Vasudhendra came out as gay in the interviews with prajavani and other media houses.

==Short stories==
1. Maneeshe (1998)
2. Ugadi (2004)
3. Chelu (2006)
4. Hampi Express (2008)
5. Mohanaswamy (2013)
6. Vishama Bhinnaraashi (2017)

==Collection of Essays==
1. Kothigalu (2004)
2. Nammamma Andre Nangishta (2006)
3. Rakshaka Annatha (2010)
4. Varnamaya (2012)
5. Aidu Paise Vardakshine (2016)

==Novel==

1. Harichitta Satya (2010)
2. Tejo-Tungabhadra (2019)
3. Reshme Batte (Oct. 2024)

==Translations==

1. Mithuna (2004) (Translation of Sri Ramana's Short Stories from Telugu)
2. Everest (2015) (Translation of Jon Krakauer's Everest Mountaineering Disaster Into Thin Air)

==Science==

1. E-Commerce

==In Braille language==

1. Adrushya kaavya (2006) (collection of essays)

==Books in English==

1. Mohanaswamy (Harper Perennial, Nov 2016)
2. The unforgiving city and other stories (Penguin India, Step 2021)

==Awards and recognitions==

1. Karnataka Sahitya Academy Sahityasri Award
2. Karnataka Sahitya Academy Book Prize
3. Galaganaatha Award
4. Da Raa Bendre Story Award
5. Masti Katha Award
6. U. R. Ananthamurthy Award
7. Besagarahalli Ramanna Award
8. Vasudheva Bhoopalam Award
9. Vardhamana Udayonmukha Award
10. Amma Award from Sadem
11. Katharangam Award

==Publication==

He has started his own publication house called the Chanda Pustaka. Through this he has given encouragement to many upcoming writers of Kannada. It has published around 100 books till date and these books have won more than 100 prestigious awards. He has instituted an award 'Chanda Pustaka Bahumana', which will be given to a fresh and young short story writer every year by publishing his first anthology along with a cash prize. He publishes all his books through this publication house and he looks after sales and marketing of his publications.

==Other interests==

being a hiker, he has trekked across Western Ghats. He has climbed Mount Kilimanjaro of Tanzania and trekked to Kailash & Mansarovar of Tibet. He is a regular squash player. World Cinema, Mahabharata and Indian classical music are his other passions. He decided not to watch television 12 years back and he follows this till date.

Vasudendra has also done a professional course in counseling and spends most of his time these days in counseling his clients [Ref:Hindu Article].

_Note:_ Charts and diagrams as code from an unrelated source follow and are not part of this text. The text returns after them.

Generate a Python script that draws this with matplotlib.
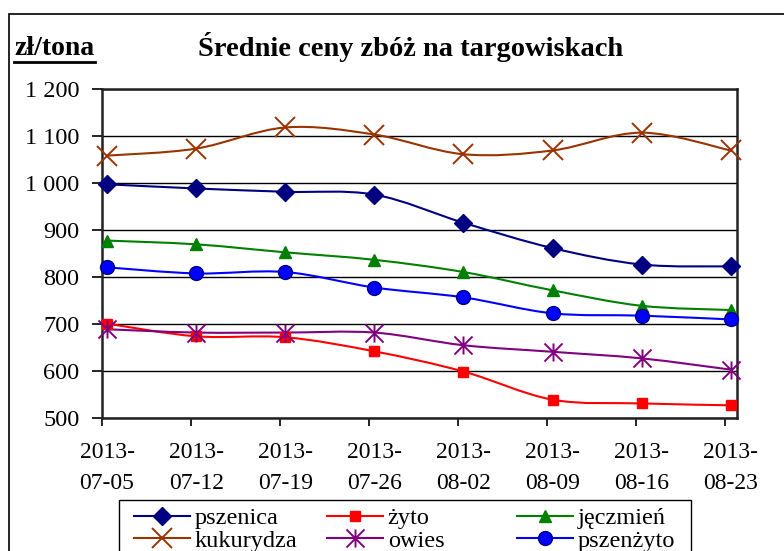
import matplotlib
matplotlib.use("Agg")
import matplotlib.pyplot as plt
import numpy as np
from matplotlib.path import Path
from matplotlib.patches import PathPatch, Rectangle
from matplotlib.lines import Line2D

# ---- data ----
dates = ["2013-\n07-05", "2013-\n07-12", "2013-\n07-19", "2013-\n07-26",
         "2013-\n08-02", "2013-\n08-09", "2013-\n08-16", "2013-\n08-23"]
pszenica = [997, 988, 981, 975, 915, 861, 826, 822]
zyto = [700, 673, 671, 641, 598, 538, 530, 526]
jeczmien = [877, 869, 852, 836, 810, 771, 738, 729]
kukurydza = [1058, 1073, 1118, 1103, 1061, 1069, 1107, 1069]
owies = [688, 681, 681, 681, 654, 640, 626, 602]
pszenzyto = [820, 807, 810, 777, 756, 722, 717, 709]
y_ticks = [500, 600, 700, 800, 900, 1000, 1100, 1200]
y_ticklabels = ["500", "600", "700", "800", "900", "1 000", "1 100", "1 200"]
title = "Średnie ceny zbóż na targowiskach"
unit_label = "zł/tona"

W, H = 784, 551
fig = plt.figure(figsize=(W / 100, H / 100), dpi=100)
plt.rcParams['font.family'] = ['Liberation Serif', 'DejaVu Serif']

def fx(px):
    return px / W

def fy(py):
    return 1 - py / H

left, right, top, bottom = 101.7, 736.7, 89.0, 417.5
ax = fig.add_axes([fx(left), fy(bottom), fx(right) - fx(left), fy(top) - fy(bottom)])

star = Path([(0, -1), (0, 1), (-1, -1), (1, 1), (-1, 1), (1, -1)],
            [Path.MOVETO, Path.LINETO, Path.MOVETO, Path.LINETO, Path.MOVETO, Path.LINETO])

series = [
    ("pszenica", pszenica, dict(color="#000080", marker="D", ms=9, mfc="#000080", mec="#000080")),
    ("żyto", zyto, dict(color="#FF0000", marker="s", ms=7, mfc="#FF0000", mec="#FF0000")),
    ("jęczmień", jeczmien, dict(color="#008000", marker="^", ms=9, mfc="#008000", mec="#008000")),
    ("kukurydza", kukurydza, dict(color="#993300", marker="x", ms=14, mew=1.4, mec="#993300")),
    ("owies", owies, dict(color="#800080", marker=star, ms=13, mew=1.4, mec="#800080")),
    ("pszenżyto", pszenzyto, dict(color="#0000FF", marker="o", ms=10, mfc="#0000FF", mec="#000080", mew=1.0)),
]

x = np.arange(len(dates))


def smooth_path(xs, ys):
    pts = np.column_stack([xs, ys]).astype(float)
    n = len(pts)
    verts = [pts[0]]
    codes = [Path.MOVETO]
    for i in range(n - 1):
        p0 = pts[i - 1] if i > 0 else pts[i]
        p1 = pts[i]
        p2 = pts[i + 1]
        p3 = pts[i + 2] if i + 2 < n else pts[i + 1]
        c1 = p1 + (p2 - p0) / 6.0
        c2 = p2 - (p3 - p1) / 6.0
        verts += [c1, c2, p2]
        codes += [Path.CURVE4] * 3
    return Path(verts, codes)


handles = {}
for name, vals, st in series:
    col = st["color"]
    ax.add_patch(PathPatch(smooth_path(x, vals), fill=False, edgecolor=col, lw=1.5, zorder=3))
    mk = {k: v for k, v in st.items() if k != "color"}
    ax.plot(x, vals, linestyle="none", zorder=4, clip_on=False, **mk)
    handles[name] = Line2D([], [], color=col, lw=1.5, **mk)

ax.set_xlim(-0.06, 7.067)
ax.set_ylim(500, 1200)
ax.set_yticks(y_ticks)
ax.set_yticklabels(y_ticklabels)
ax.set_xticks(x)
ax.set_xticklabels(dates, linespacing=1.62)
ax.set_xticks(x - 0.06, minor=True)
ax.tick_params(axis="x", which="major", length=0, pad=18, labelsize=17)
ax.tick_params(axis="x", which="minor", length=6, width=1.2, direction="out")
ax.tick_params(axis="y", length=7, width=1.2, direction="out", pad=9, labelsize=17.5)
ax.yaxis.grid(True, color="black", lw=1.0)
ax.set_axisbelow(True)
for sp in ax.spines.values():
    sp.set_linewidth(1.8)
    sp.set_color("#222222")

# title and unit
fig.text(fx(411), fy(47), title, ha="center", va="center", fontsize=20.5, fontweight="bold")
fig.text(fx(14), fy(55), unit_label, ha="left", va="baseline", fontsize=20, fontweight="bold")
fig.add_artist(Line2D([fx(14), fx(95)], [fy(61.5), fy(61.5)], color="black", lw=2, transform=fig.transFigure))

# outer chart border
fig.add_artist(Rectangle((fx(9), -0.1), 1.2, fy(14) + 0.1, fill=False, lw=1.2, ec="black",
                         transform=fig.transFigure))

# legend box and columns
fig.add_artist(Rectangle((fx(119.3), -0.1), fx(691) - fx(119.3), fy(500) + 0.1, fill=False, lw=1.0,
                         ec="black", transform=fig.transFigure))
cols = [("pszenica", "kukurydza", 134), ("żyto", "owies", 327), ("jęczmień", "pszenżyto", 517)]
for a, b, px in cols:
    lg = fig.legend([handles[a], handles[b]], [a, b], loc="center left",
                    bbox_to_anchor=(fx(px), fy(529.5)), frameon=False, fontsize=17.5,
                    handlelength=2.3, handletextpad=0.2, borderpad=0, labelspacing=0.02,
                    borderaxespad=0)

fig.savefig("out.png", dpi=100)
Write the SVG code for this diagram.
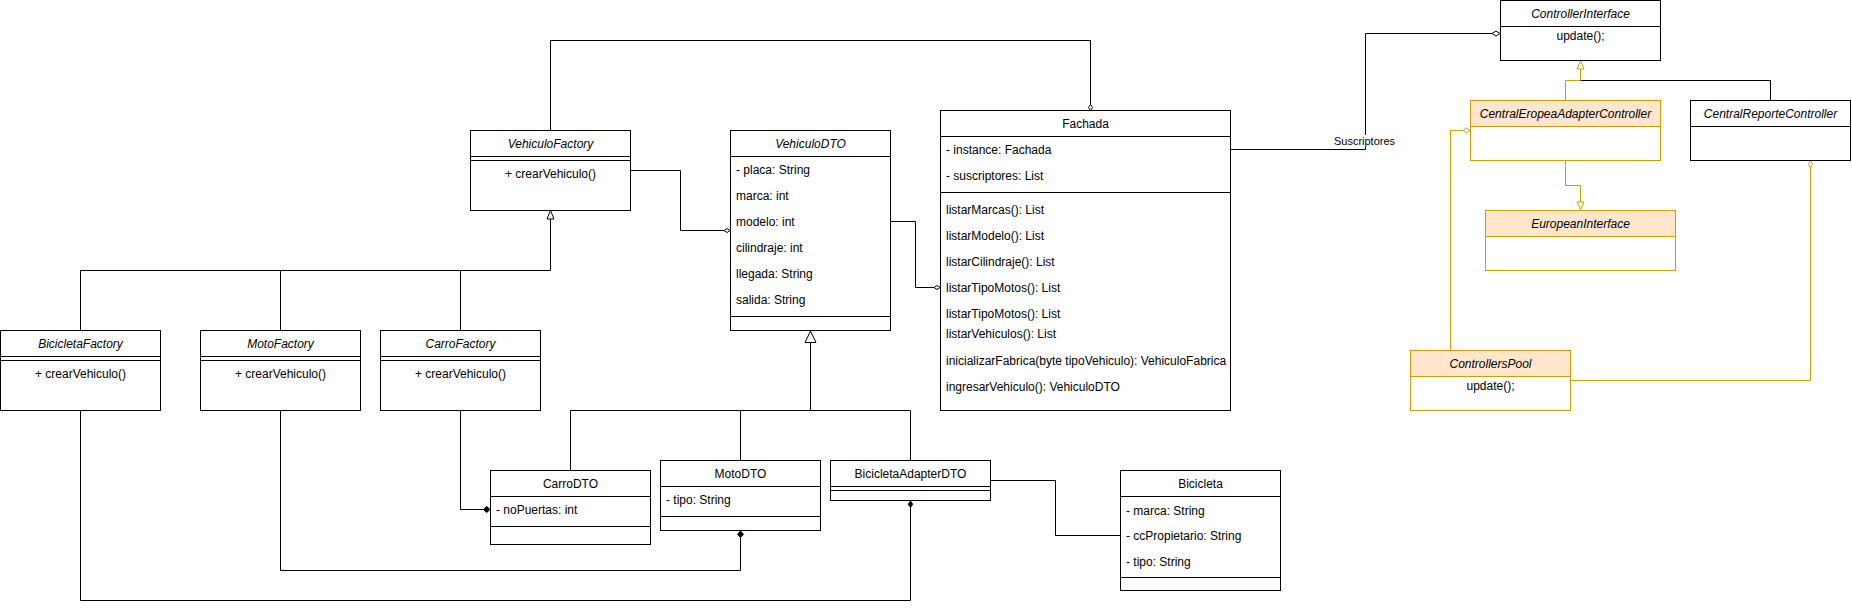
<svg xmlns="http://www.w3.org/2000/svg" width="1852" height="611" viewBox="0 0 1852 611">
<style>
.box{fill:#fff;stroke:#000;stroke-width:1}
.hd{fill:#ffe6cc;stroke:#d79b00;stroke-width:1}
.ob{fill:#fff;stroke:#d79b00;stroke-width:1}
.sep{stroke:#000;stroke-width:1;fill:none}
.t{font-family:"Liberation Sans",Arial,Helvetica,sans-serif;font-size:12px;fill:#000}
.s{font-size:11px}
.i{font-style:italic}
.c{text-anchor:middle}
.ln{fill:none;stroke:#000;stroke-width:1}
.oln{fill:none;stroke:#d79b00;stroke-width:1}
.od{fill:#fff;stroke:#000;stroke-width:1}
.fd{fill:#000;stroke:#000;stroke-width:1}
.ood{fill:#fff;stroke:#d79b00;stroke-width:1}
</style>
<rect width="1852" height="611" fill="#fff"/>

<g id="connectors">
  <path class="ln" d="M550.5,130 V40.5 H1090.5 V105"/>
  <polygon class="od" points="1090.5,110.5 1088.5,107.5 1090.5,104.5 1092.5,107.5"/>
  <path class="ln" d="M630,170.5 H680.5 V230.5 H724"/>
  <polygon class="od" points="730,230.5 727,228.5 724,230.5 727,232.5"/>
  <path class="ln" d="M890,221.5 H915.5 V287.5 H934"/>
  <polygon class="od" points="940,287.5 937,285.5 934,287.5 937,289.5"/>
  <path class="ln" d="M1230,149.5 H1365.5 V33.5 H1492"/>
  <polygon class="od" points="1500,33.5 1496,31 1492,33.5 1496,36"/>
  <rect x="1334" y="135" width="61" height="12" fill="#fff"/>
  <text class="t s c" x="1364.5" y="145">Suscriptores</text>
  <path class="ln" d="M80.5,330 V270.5 H550.5 V219 M280.5,330 V270.5 M460.5,330 V270.5"/>
  <polygon class="od" points="550.5,210.5 547,219 554,219"/>
  <path class="ln" d="M570.5,470 V410.5 H910.5 V460 M740.5,460 V410.5 M810.5,410.5 V342.5"/>
  <polygon class="od" points="810.5,331 805,342.5 816,342.5"/>
  <path class="ln" d="M80.5,410 V600.5 H910.5 V507"/>
  <polygon class="fd" points="910.5,501 908.3,504.3 910.5,507.5 912.7,504.3"/>
  <path class="ln" d="M280.5,410 V570.5 H740.5 V537.5"/>
  <polygon class="fd" points="740.5,531 737.5,534.3 740.5,537.5 743.5,534.3"/>
  <path class="ln" d="M460.5,410 V509.5 H483.5"/>
  <polygon class="fd" points="490,509.5 486.7,506.5 483.5,509.5 486.7,512.5"/>
  <path class="ln" d="M990,480.5 H1055.5 V535.5 H1120"/>
  <path class="oln" d="M1565.5,100 V80.5 H1580.5 V69"/>
  <polygon class="ood" points="1580.5,61 1577,69 1584,69"/>
  <path class="ln" d="M1580.5,80.5 H1770.5 V100"/>
  <path class="oln" d="M1565.5,160 V185.5 H1580.5 V202"/>
  <polygon class="ood" points="1580.5,209.5 1577,202 1584,202"/>
  <path class="oln" d="M1450.5,350 V130.5 H1463"/>
  <polygon class="ood" points="1470,130.5 1466.5,128 1463,130.5 1466.5,133"/>
  <path class="oln" d="M1570,380.5 H1810.5 V168"/>
  <polygon class="ood" points="1810.5,160.5 1808.5,164.2 1810.5,168 1812.5,164.2"/>
</g>

<g id="VehiculoFactory">
  <rect class="box" x="470.5" y="130.5" width="160" height="80"/>
  <path class="sep" d="M470.5,156.5 H630.5 M470.5,160.5 H630.5"/>
  <text class="t i c" x="550.5" y="148">VehiculoFactory</text>
  <text class="t c" x="550.5" y="178">+ crearVehiculo()</text>
</g>

<g id="BicicletaFactory">
  <rect class="box" x="0.5" y="330.5" width="160" height="80"/>
  <path class="sep" d="M0.5,356.5 H160.5 M0.5,360.5 H160.5"/>
  <text class="t i c" x="80.5" y="348">BicicletaFactory</text>
  <text class="t c" x="80.5" y="378">+ crearVehiculo()</text>
</g>

<g id="MotoFactory">
  <rect class="box" x="200.5" y="330.5" width="160" height="80"/>
  <path class="sep" d="M200.5,356.5 H360.5 M200.5,360.5 H360.5"/>
  <text class="t i c" x="280.5" y="348">MotoFactory</text>
  <text class="t c" x="280.5" y="378">+ crearVehiculo()</text>
</g>

<g id="CarroFactory">
  <rect class="box" x="380.5" y="330.5" width="160" height="80"/>
  <path class="sep" d="M380.5,356.5 H540.5 M380.5,360.5 H540.5"/>
  <text class="t i c" x="460.5" y="348">CarroFactory</text>
  <text class="t c" x="460.5" y="378">+ crearVehiculo()</text>
</g>

<g id="VehiculoDTO">
  <rect class="box" x="730.5" y="130.5" width="160" height="200"/>
  <path class="sep" d="M730.5,156.5 H890.5 M730.5,316.5 H890.5"/>
  <text class="t i c" x="810.5" y="148">VehiculoDTO</text>
  <text class="t" x="736" y="174">- placa: String</text>
  <text class="t" x="736" y="200">marca: int</text>
  <text class="t" x="736" y="226">modelo: int</text>
  <text class="t" x="736" y="252">cilindraje: int</text>
  <text class="t" x="736" y="278">llegada: String</text>
  <text class="t" x="736" y="304">salida: String</text>
</g>

<g id="Fachada">
  <rect class="box" x="940.5" y="110.5" width="290" height="300"/>
  <path class="sep" d="M940.5,136.5 H1230.5 M940.5,192.5 H1230.5"/>
  <text class="t c" x="1085.5" y="128">Fachada</text>
  <text class="t" x="946" y="154">- instance: Fachada</text>
  <text class="t" x="946" y="180">- suscriptores: List</text>
  <text class="t" x="946" y="214">listarMarcas(): List</text>
  <text class="t" x="946" y="240">listarModelo(): List</text>
  <text class="t" x="946" y="266">listarCilindraje(): List</text>
  <text class="t" x="946" y="292">listarTipoMotos(): List</text>
  <text class="t" x="946" y="318">listarTipoMotos(): List</text>
  <text class="t" x="946" y="338">listarVehiculos(): List</text>
  <text class="t" x="946" y="364.5">inicializarFabrica(byte tipoVehiculo): VehiculoFabrica</text>
  <text class="t" x="946" y="390.5">ingresarVehiculo(): VehiculoDTO</text>
</g>

<g id="CarroDTO">
  <rect class="box" x="490.5" y="470.5" width="160" height="74"/>
  <path class="sep" d="M490.5,496.5 H650.5 M490.5,526.5 H650.5"/>
  <text class="t c" x="570.5" y="488">CarroDTO</text>
  <text class="t" x="496" y="514">- noPuertas: int</text>
</g>

<g id="MotoDTO">
  <rect class="box" x="660.5" y="460.5" width="160" height="70"/>
  <path class="sep" d="M660.5,486.5 H820.5 M660.5,516.5 H820.5"/>
  <text class="t c" x="740.5" y="478">MotoDTO</text>
  <text class="t" x="666" y="504">- tipo: String</text>
</g>

<g id="BicicletaAdapterDTO">
  <rect class="box" x="830.5" y="460.5" width="160" height="40"/>
  <path class="sep" d="M830.5,486.5 H990.5 M830.5,490.5 H990.5"/>
  <text class="t c" x="910.5" y="478">BicicletaAdapterDTO</text>
</g>

<g id="Bicicleta">
  <rect class="box" x="1120.5" y="470.5" width="160" height="120"/>
  <path class="sep" d="M1120.5,496.5 H1280.5 M1120.5,577.5 H1280.5"/>
  <text class="t c" x="1200.5" y="488">Bicicleta</text>
  <text class="t" x="1126" y="514.5">- marca: String</text>
  <text class="t" x="1126" y="540">- ccPropietario: String</text>
  <text class="t" x="1126" y="565.5">- tipo: String</text>
</g>

<g id="ControllerInterface">
  <rect class="box" x="1500.5" y="0.5" width="160" height="60"/>
  <path class="sep" d="M1500.5,26.5 H1660.5"/>
  <text class="t i c" x="1580.5" y="17.5">ControllerInterface</text>
  <text class="t c" x="1580.5" y="40">update();</text>
</g>

<g id="CentralEropeaAdapterController">
  <rect class="ob" x="1470.5" y="100.5" width="190" height="60"/>
  <rect class="hd" x="1470.5" y="100.5" width="190" height="26"/>
  <text class="t i c" x="1565.5" y="117.7">CentralEropeaAdapterController</text>
</g>

<g id="CentralReporteController">
  <rect class="box" x="1690.5" y="100.5" width="160" height="60"/>
  <path class="sep" d="M1690.5,126.5 H1850.5"/>
  <text class="t i c" x="1770.5" y="117.7">CentralReporteController</text>
</g>

<g id="EuropeanInterface">
  <rect class="ob" x="1485.5" y="210.5" width="190" height="60"/>
  <rect class="hd" x="1485.5" y="210.5" width="190" height="26"/>
  <text class="t i c" x="1580.5" y="227.7">EuropeanInterface</text>
</g>

<g id="ControllersPool">
  <rect class="ob" x="1410.5" y="350.5" width="160" height="60"/>
  <rect class="hd" x="1410.5" y="350.5" width="160" height="26"/>
  <text class="t i c" x="1490.5" y="367.7">ControllersPool</text>
  <text class="t c" x="1490.5" y="390">update();</text>
</g>
</svg>
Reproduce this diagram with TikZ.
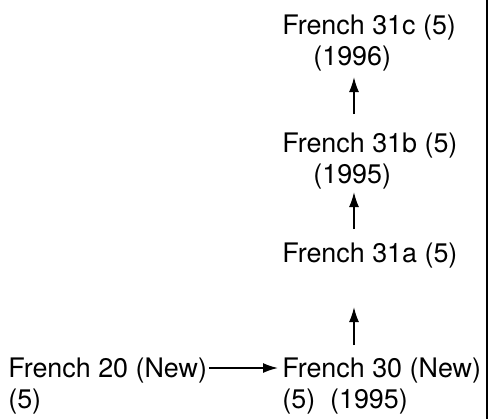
\documentclass[tikz,border=0pt]{standalone}
\usepackage{fontspec}
\setmainfont{TeX Gyre Heros}
\usetikzlibrary{arrows.meta,positioning}

\begin{document}
\begin{tikzpicture}[>={Latex[length=3mm,width=2mm]}, x=0.02cm, y=-0.02cm]
  \tikzstyle{course}=[align=left, inner sep=0pt, anchor=base west, font=\fontsize{15.3}{17.6}\selectfont]
  \tikzstyle{link}=[->, line width=0.9pt]
  \useasboundingbox (0,0) rectangle (489,419);
  % base anchor sits on the last line
  \node[course] (f31c) at (282,65) {French 31c (5)\\\hspace*{0.62cm}(1996)};
  \node[course] (f31b) at (282,183) {French 31b (5)\\\hspace*{0.62cm}(1995)};
  \node[course] (f31a) at (282,262) {French 31a (5)};
  \node[course] (f30) at (282,408) {French 30 (New)\\(5)\ \ (1995)};
  \node[course] (f20) at (8,408) {French 20 (New)\\(5)};
  \draw[link, shorten <=0.36cm, shorten >=0.12cm] ([xshift=1.44cm]f31b.north west) -- ([xshift=1.44cm]f31c.south west);
  \draw[link, shorten <=0.26cm, shorten >=0.06cm] ([xshift=1.44cm]f31a.north west) -- ([xshift=1.44cm]f31b.south west);
  \draw[link, shorten <=0.24cm, shorten >=0.78cm] ([xshift=1.44cm]f30.north west) -- ([xshift=1.44cm]f31a.south west);
  \draw[link, shorten <=0.04cm, shorten >=0.08cm] (f20.east |- 0,368) -- (f30.west |- 0,368);
  \draw[line width=1.2pt] (487,0) -- (487,419);
\end{tikzpicture}
\end{document}
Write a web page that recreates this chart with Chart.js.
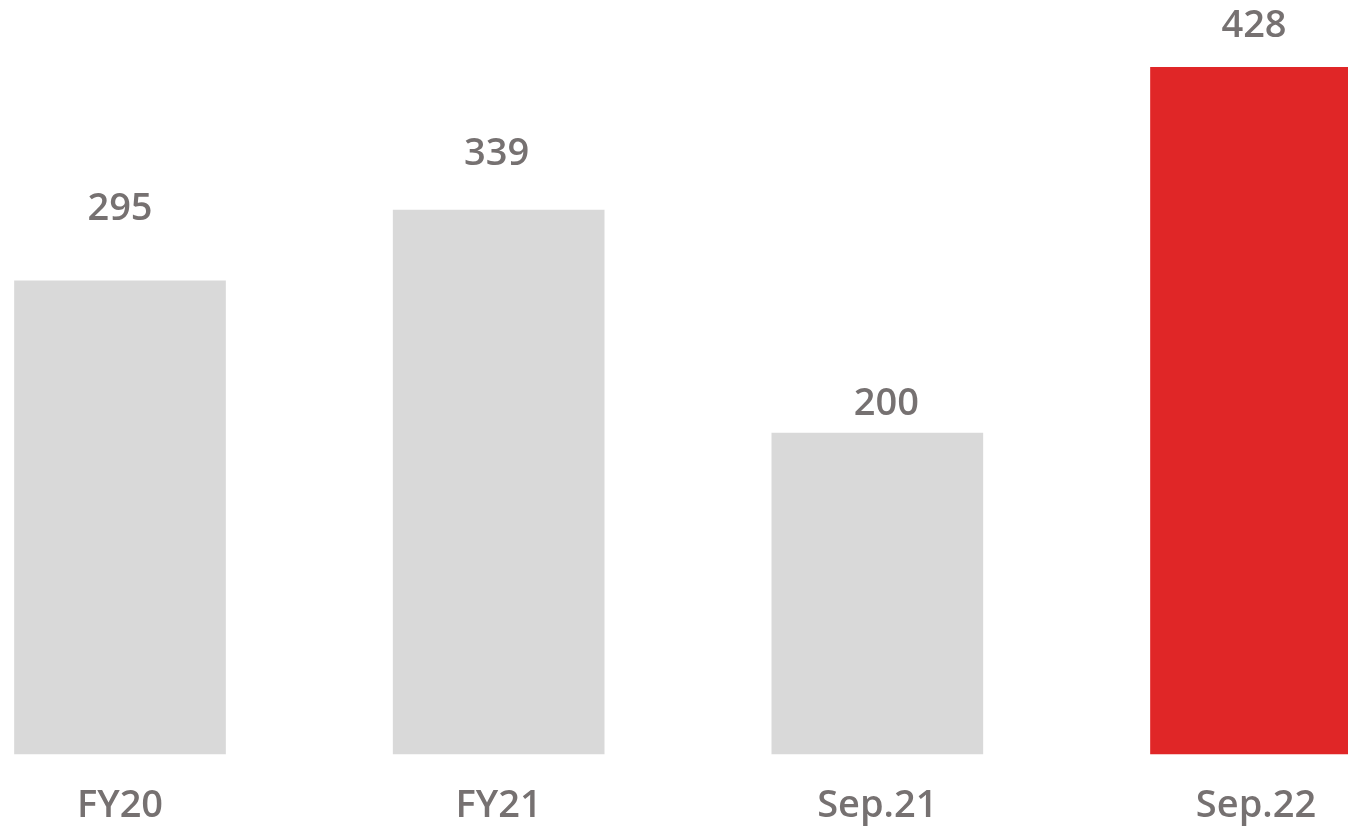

He is also a visiting faculty in Dayanand Sagar College of Engineering where he is respected and revered by his students.

==LGBT Activism ==
Vasudhendra is also associated with a local support group for LGBT individuals, called GoodAsYou. He has been doing a lot of activism for gay rights in Karnataka and in his latest interview with vishwavani, he argued that most people do not have sex just for procreation but also for recreation and oppression against gays is similar to that against dalits and made references to early Hindu texts.